Short exercise:
Filter the records below for the word "this". Copy each line that holds it.

## Begin

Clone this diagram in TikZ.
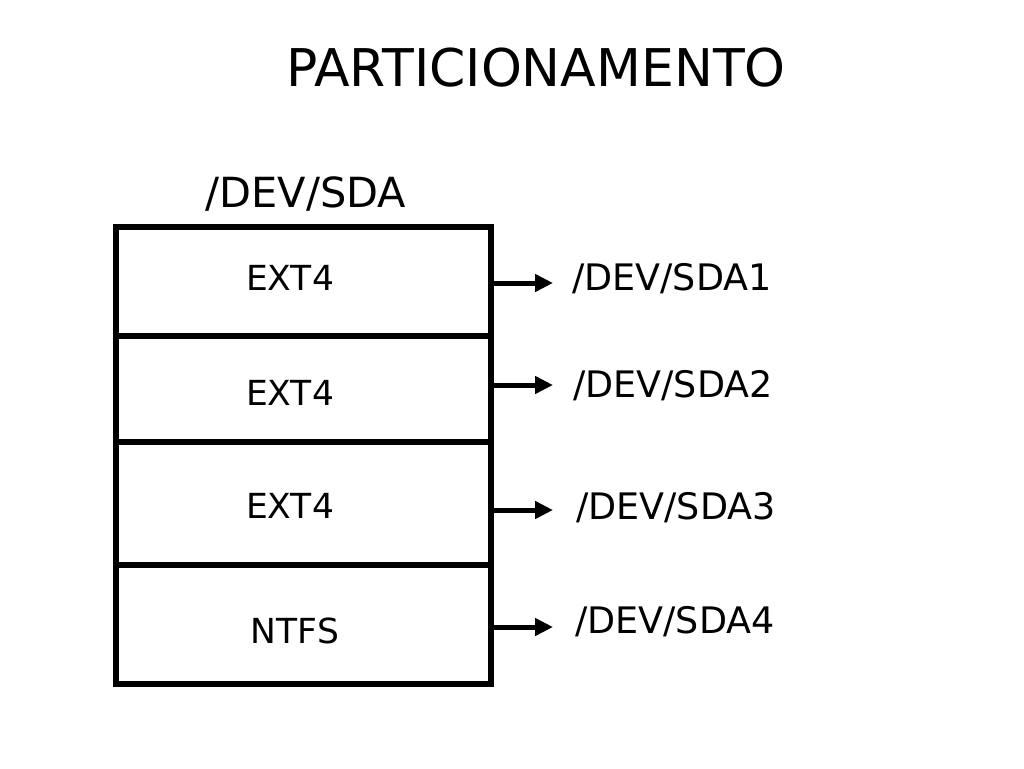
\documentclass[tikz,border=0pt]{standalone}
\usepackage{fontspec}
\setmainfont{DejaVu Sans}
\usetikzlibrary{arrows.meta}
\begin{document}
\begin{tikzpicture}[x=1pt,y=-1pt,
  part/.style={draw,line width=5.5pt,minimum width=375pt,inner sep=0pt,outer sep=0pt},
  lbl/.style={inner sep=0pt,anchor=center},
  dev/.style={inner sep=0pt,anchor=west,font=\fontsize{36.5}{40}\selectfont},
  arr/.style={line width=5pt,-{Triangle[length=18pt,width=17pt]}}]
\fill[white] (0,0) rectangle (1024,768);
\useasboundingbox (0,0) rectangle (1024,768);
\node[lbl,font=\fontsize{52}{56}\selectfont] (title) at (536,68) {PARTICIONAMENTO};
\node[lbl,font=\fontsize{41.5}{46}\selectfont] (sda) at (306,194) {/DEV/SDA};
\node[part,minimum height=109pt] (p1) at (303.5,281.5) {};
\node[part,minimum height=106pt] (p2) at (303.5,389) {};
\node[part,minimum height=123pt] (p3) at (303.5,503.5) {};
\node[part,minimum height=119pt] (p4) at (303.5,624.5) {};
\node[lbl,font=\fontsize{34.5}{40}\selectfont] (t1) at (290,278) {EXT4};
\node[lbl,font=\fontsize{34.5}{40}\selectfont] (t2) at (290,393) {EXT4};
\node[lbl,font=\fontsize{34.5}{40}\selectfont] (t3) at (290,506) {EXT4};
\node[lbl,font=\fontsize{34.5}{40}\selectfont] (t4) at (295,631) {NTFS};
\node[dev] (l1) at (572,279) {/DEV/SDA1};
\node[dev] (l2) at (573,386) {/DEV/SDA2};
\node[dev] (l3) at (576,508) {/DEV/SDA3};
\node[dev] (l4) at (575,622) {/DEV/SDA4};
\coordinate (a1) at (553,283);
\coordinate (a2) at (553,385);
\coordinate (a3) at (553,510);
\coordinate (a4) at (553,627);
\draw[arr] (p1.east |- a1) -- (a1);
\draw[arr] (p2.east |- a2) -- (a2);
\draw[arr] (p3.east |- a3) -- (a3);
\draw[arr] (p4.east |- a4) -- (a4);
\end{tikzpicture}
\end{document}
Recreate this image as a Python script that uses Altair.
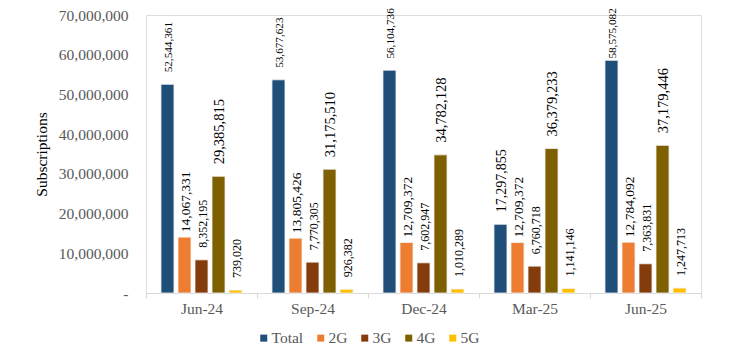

## End

The response:
Clone this diagram in TikZ.
Recreate this image as a Python script that uses Altair.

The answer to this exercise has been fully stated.